Filter the entries below, keeping only lines with the word "this".

-- Begin Data --

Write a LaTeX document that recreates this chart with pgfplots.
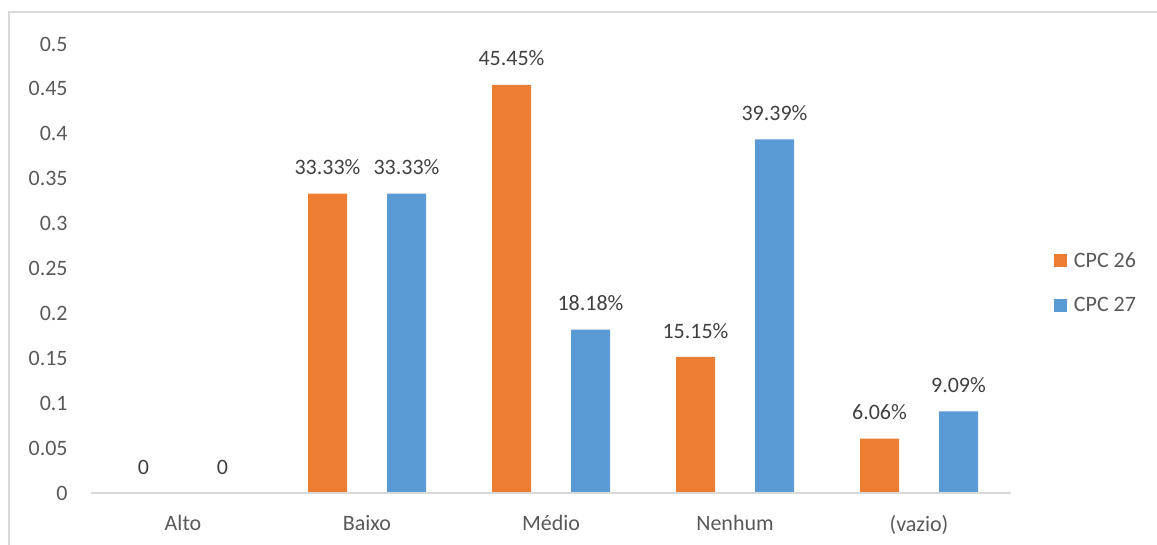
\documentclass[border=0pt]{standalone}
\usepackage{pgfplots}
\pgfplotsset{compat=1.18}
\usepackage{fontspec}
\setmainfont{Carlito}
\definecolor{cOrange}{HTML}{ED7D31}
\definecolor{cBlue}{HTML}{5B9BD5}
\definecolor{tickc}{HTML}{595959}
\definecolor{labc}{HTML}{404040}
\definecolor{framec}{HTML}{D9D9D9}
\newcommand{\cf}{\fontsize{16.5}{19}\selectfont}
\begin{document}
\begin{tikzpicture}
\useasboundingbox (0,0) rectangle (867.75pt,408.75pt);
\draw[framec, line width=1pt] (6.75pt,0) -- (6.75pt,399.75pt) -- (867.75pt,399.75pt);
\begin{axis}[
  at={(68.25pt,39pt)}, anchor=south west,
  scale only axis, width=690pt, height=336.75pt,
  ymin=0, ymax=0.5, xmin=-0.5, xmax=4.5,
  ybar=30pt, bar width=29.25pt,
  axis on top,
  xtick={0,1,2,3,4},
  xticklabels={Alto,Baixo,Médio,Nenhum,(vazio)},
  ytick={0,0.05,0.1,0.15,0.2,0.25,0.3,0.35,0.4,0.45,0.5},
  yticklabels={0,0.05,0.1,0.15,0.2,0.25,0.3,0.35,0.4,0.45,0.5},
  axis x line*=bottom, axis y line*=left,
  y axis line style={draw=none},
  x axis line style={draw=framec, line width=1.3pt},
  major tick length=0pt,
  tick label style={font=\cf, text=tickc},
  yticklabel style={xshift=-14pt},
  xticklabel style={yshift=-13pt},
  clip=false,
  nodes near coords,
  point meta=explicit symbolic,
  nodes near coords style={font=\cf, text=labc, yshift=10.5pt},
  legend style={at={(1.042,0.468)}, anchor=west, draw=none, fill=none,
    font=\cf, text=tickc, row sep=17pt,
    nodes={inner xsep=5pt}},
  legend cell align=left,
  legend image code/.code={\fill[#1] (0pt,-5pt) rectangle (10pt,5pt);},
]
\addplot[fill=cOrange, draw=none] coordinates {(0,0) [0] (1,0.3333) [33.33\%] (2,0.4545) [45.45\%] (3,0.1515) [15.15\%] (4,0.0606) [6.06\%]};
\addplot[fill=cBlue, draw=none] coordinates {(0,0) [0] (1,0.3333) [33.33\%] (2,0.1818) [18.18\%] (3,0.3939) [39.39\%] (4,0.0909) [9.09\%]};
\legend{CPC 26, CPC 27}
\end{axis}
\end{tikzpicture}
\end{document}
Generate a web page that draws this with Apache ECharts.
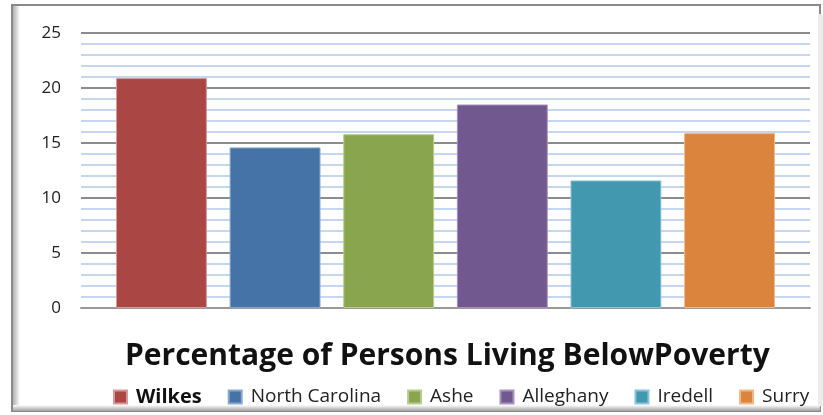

-- End Data --

**Worked answer:**
Write a LaTeX document that recreates this chart with pgfplots.
Generate a web page that draws this with Apache ECharts.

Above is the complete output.